The 20-year compact includes a guarantee that the tribe will generate $3 billion in added revenue to the state over the course of seven years. In return, the deal gives the tribe the exclusive right to operate blackjack and to add craps and roulette to its casinos, reported tampabay.com.
The Florida House and Senate, as well as the U.S. Department of the Interior, still need to ratify the deal.
The compact caps the number of slots and table games that can be offered at the Seminoles' seven casinos across the state. While any one of its casinos can have up to 6,000 slots, the average of all seven must be less than 3,500. The max number of table games at any given Seminole casino will be 300, but the tribe must average at 150 table games across its seven facilities, reported sun-sentinel.com.

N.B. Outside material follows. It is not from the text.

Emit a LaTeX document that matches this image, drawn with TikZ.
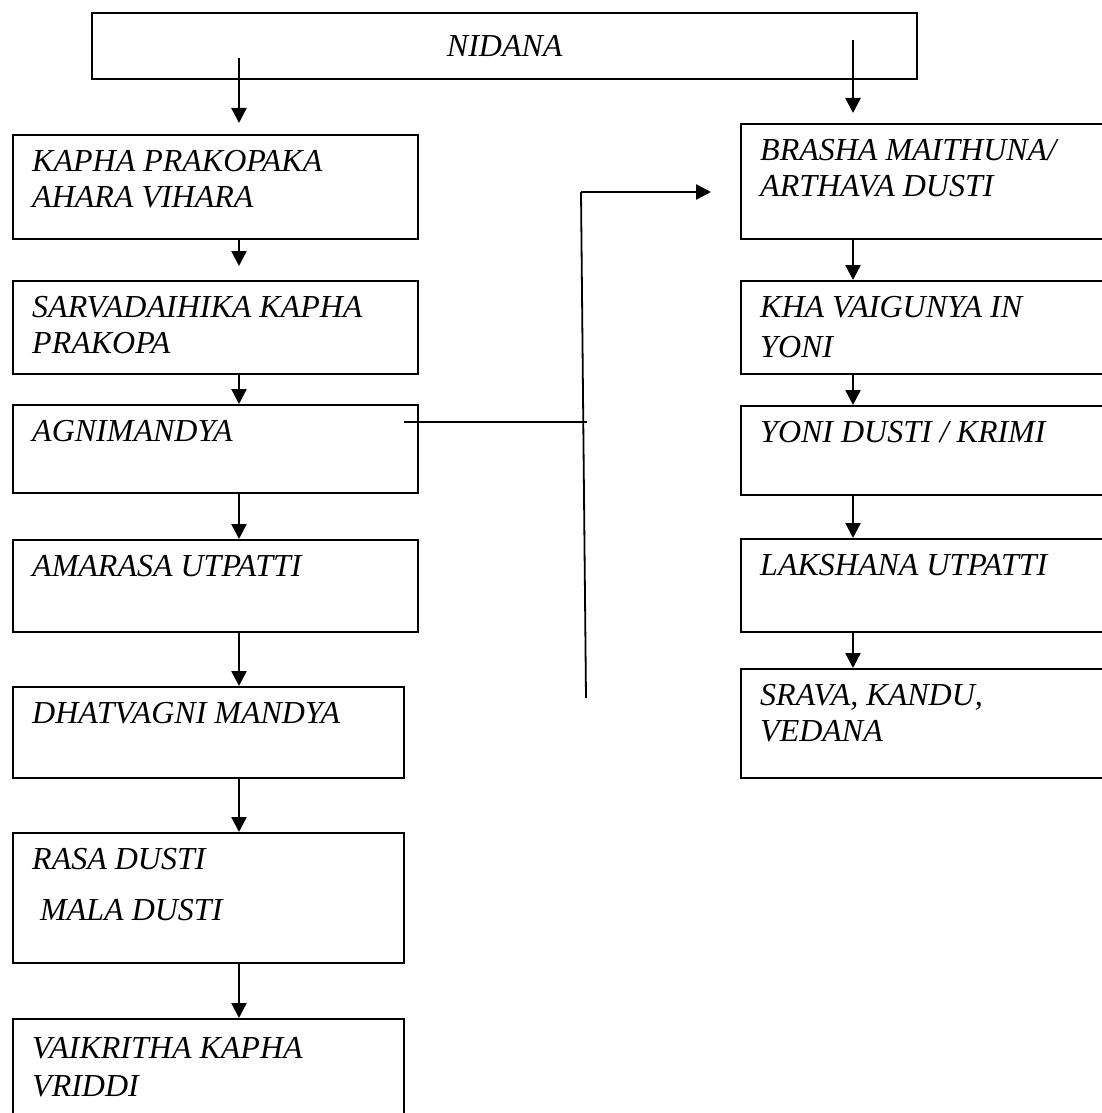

Gov. Scott called the $3 billion guarantee and the cap the "foundation of a stable and predictable gaming environment for the state of Florida," in a letter to House Speaker Steve Crisafulli and Senate President Andy Gardiner on Monday.
Gov. Scott additionally touted the "4,800 new direct and indirect jobs with an additional 14,500 direct and indirect construction jobs" that the deal would bring to Florida, thanks to at least $1.8 billion in new expansions to Seminole-owned casinos.
The bill has a potential catch for tribal gaming. The compact would create the opportunity for the Legislature to allow pari-mutuels in Miami-Dade and Palm Beach counties to expand their licenses to operate new slot casinos.
The agreement essentially lays out what the Legislature can do without violating the agreement and thus without permitting the Seminoles to cease payments to the state. For instance, if legislators grant blackjack to the existing pari-mutuels in Miami-Dade and Broward counties, the state will lose the revenue from the tribe's blackjack operations.